Published in The Hebrew Watchman, September 6, 2018
A new school year at Bornblum Jewish Community School has brought new and exciting learning and celebrations of Rosh Hashanah and the Jewish High Holy Days.
According to Jewish Studies Principal, Michal Almalem, “We say Rosh (head) Hashanah and not ‘new’ year in Judaism because it is all about what is happening in our mind, and how we get ready for the upcoming year to make it better and to be open to all the blessings from Hashem. At Bornblum we provide many paths for our students to prepare for Rosh Hashana, and engage with the holidays. Students explore the deep meanings of the Jewish text, the history and the traditions of these holidays through learning, through literal arts, visual arts, and tikun olam projects.
Each school day during the Hebrew month of Elul, the sound of the shofar rang out throughout the school. Students also learned how to blow the shofar and middle school students made their own shofarot at Chabad’s Shofar Factory with Rabbi Levi Klein, Rabbi and Director of the Chabad Center for Jewish Life in Memphis. “It was great seeing the students interest as each of them crafted their own Shofar out of a raw horn of a kosher animal, by sawing, drilling and sanding the horn into a real Shofar that they then learned how to blow. When a child makes his own Shofar they treasure it forever, and want to know everything about it. I have had many adults share with me, that they still have the Shofar they made years ago as a child.” says Rabbi Klein.
Artistically inclined students could choose to participate in the school’s Rosh Hashanah Card Contest, creating the cover for a Rosh Hashanah greeting card. The winner of the contest was chosen by The Hebrew Watchman and their design appears on the cover of the Rosh Hashanah edition of the newspaper. This year, Bornblum added a poetry contest for students, encouraging students to use poetry to express their thoughts and feelings about the Jewish High Holy Days. The contest winner was third grader, Daphne Knoph, who’s poem read in part, “The many, different sounds of the Shofar blasts remind us of the Jewish people’s past…Most adults want the holiday to last, because let’s be honest nobody looks forward to the fast.”
Every student in the school also created a piece of Rosh Hashanah themed pottery in the Hornik Family Pottery and Printing lab. “It is amazing to see the creativity and level of work our students do in the pottery lab. It is fantastic that Judaism is embedded to every aspect of learning and that our students get an opportunity to create Jewish Art for their families to be used on their high holidays table,” says Almalem.
Students also began a new tikkun olam project for the High Holy Day period with Memphis Rox, a rock climbing center adjacent to Stax Museum. According to Almalem, “Memphis Rox is not just an incredibly fun place to explore fitness and climbing, but it is giving back to South Memphis by helping to create community and provide for the needs of children and families in this area.” During the holidays, fourth and fifth grade students visited Memphis Rox to experience the facility and learn about their mission and services, and then students will return to school and run a collection drive to gather items that children and teens need which will be distributed by Memphis Rox.

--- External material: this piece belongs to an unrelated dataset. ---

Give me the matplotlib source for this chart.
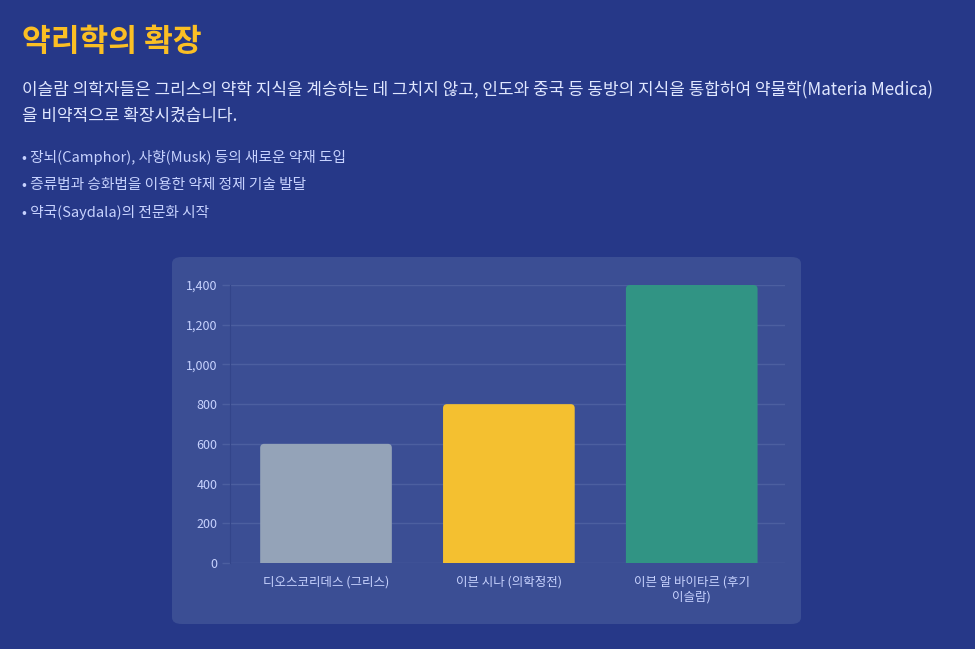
import matplotlib
matplotlib.use("Agg")
import matplotlib.pyplot as plt
from matplotlib.patches import FancyBboxPatch
from matplotlib.ticker import FuncFormatter

plt.rcParams['font.family'] = ['Noto Sans CJK KR', 'DejaVu Sans']

# data
categories = ['디오스코리데스 (그리스)', '이븐 시나 (의학정전)', '이븐 알 바이타르 (후기\n이슬람)']
values = [600, 800, 1400]
bar_colors = ['#94a3b8', '#f4c030', '#319484']
yticks = [0, 200, 400, 600, 800, 1000, 1200, 1400]

title = '약리학의 확장'
intro = ['이슬람 의학자들은 그리스의 약학 지식을 계승하는 데 그치지 않고, 인도와 중국 등 동방의 지식을 통합하여 약물학(Materia Medica)',
         '을 비약적으로 확장시켰습니다.']
bullets = ['• 장뇌(Camphor), 사향(Musk) 등의 새로운 약재 도입',
           '• 증류법과 승화법을 이용한 약제 정제 기술 발달',
           '• 약국(Saydala)의 전문화 시작']

W, H = 975, 649
fig = plt.figure(figsize=(W / 100, H / 100), dpi=100)
fig.patch.set_facecolor('#263888')

# header text
fig.text(22 / W, 1 - 42 / H, title, color='#fbbf24', fontsize=22.5, fontweight='bold', va='center')
for i, line in enumerate(intro):
    fig.text(22 / W, 1 - (90 + 26 * i) / H, line, color='#e0e7ff', fontsize=12.2, va='center', fontweight='medium')
for i, line in enumerate(bullets):
    fig.text(22 / W, 1 - (157 + 28 * i) / H, line, color='#c7d2fe', fontsize=10.6, va='center', fontweight='medium')

# chart panel
panel = FancyBboxPatch((172 / W, 1 - 624 / H), (801 - 172) / W, (624 - 257) / H,
                       boxstyle='round,pad=0,rounding_size=0.01', transform=fig.transFigure,
                       facecolor='#3b4e94', edgecolor='none', zorder=0)
fig.patches.append(panel)

ax = fig.add_axes([230 / W, 1 - 563 / H, (785 - 230) / W, (563 - 285) / H], zorder=2)
ax.set_facecolor('none')
x = range(len(categories))
bars = ax.bar(x, values, width=0.72, color=bar_colors, zorder=3)
ax.set_xlim(-0.525, 2.51)
ax.set_ylim(0, 1400)

# rounded tops: swap each bar for a rounded box, bottom pushed below the axis and clipped
x_per_px = (ax.get_xlim()[1] - ax.get_xlim()[0]) / (785 - 230)
y_per_px = 1400 / (563 - 285)
r = 4 * x_per_px
for b in bars:
    b.set_visible(False)
    bx, bw, bh = b.get_x(), b.get_width(), b.get_height()
    ext = 6 * y_per_px
    box = FancyBboxPatch((bx + r, -ext + r * y_per_px / x_per_px), bw - 2 * r, bh + ext - 2 * r * y_per_px / x_per_px,
                         boxstyle=f'round,pad={r},rounding_size={r}', mutation_aspect=y_per_px / x_per_px,
                         facecolor=b.get_facecolor(), edgecolor='none', zorder=3)
    ax.add_patch(box)

ax.set_yticks(yticks)
ax.yaxis.set_major_formatter(FuncFormatter(lambda v, p: f'{int(v):,}'))
ax.set_xticks(list(x))
ax.set_xticklabels(categories)
ax.grid(axis='y', color='#4c5fa0', linewidth=1, zorder=0)
for s in ['top', 'right', 'bottom']:
    ax.spines[s].set_visible(False)
ax.spines['left'].set_color('#33458a')
ax.tick_params(axis='y', colors='#c7d2fe', labelsize=9, length=6, width=1, pad=3)
ax.tick_params(axis='y', color='#4c5fa0')
ax.tick_params(axis='x', colors='#c7d2fe', labelsize=9, length=0, pad=9)
for lbl in ax.get_xticklabels() + ax.get_yticklabels():
    lbl.set_fontweight('medium')

fig.savefig('out.png', dpi=100, facecolor=fig.get_facecolor())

The school’s observance of Rosh Hashanah culminates with tashlich and model seders. To learn about tashlich, which occurs on the first day of Rosh Hashanah, students walk to the Wolf River to cast away their sins. Then, on Friday, September 7th, students close out their holiday preparations with model seders where they will share holiday songs, practice all the Rosh Hoshanah blessings, learn about traditions like having a head of a fish on the Rosh Hashanah table, and enjoy the various items placed on a sephardic seder plate.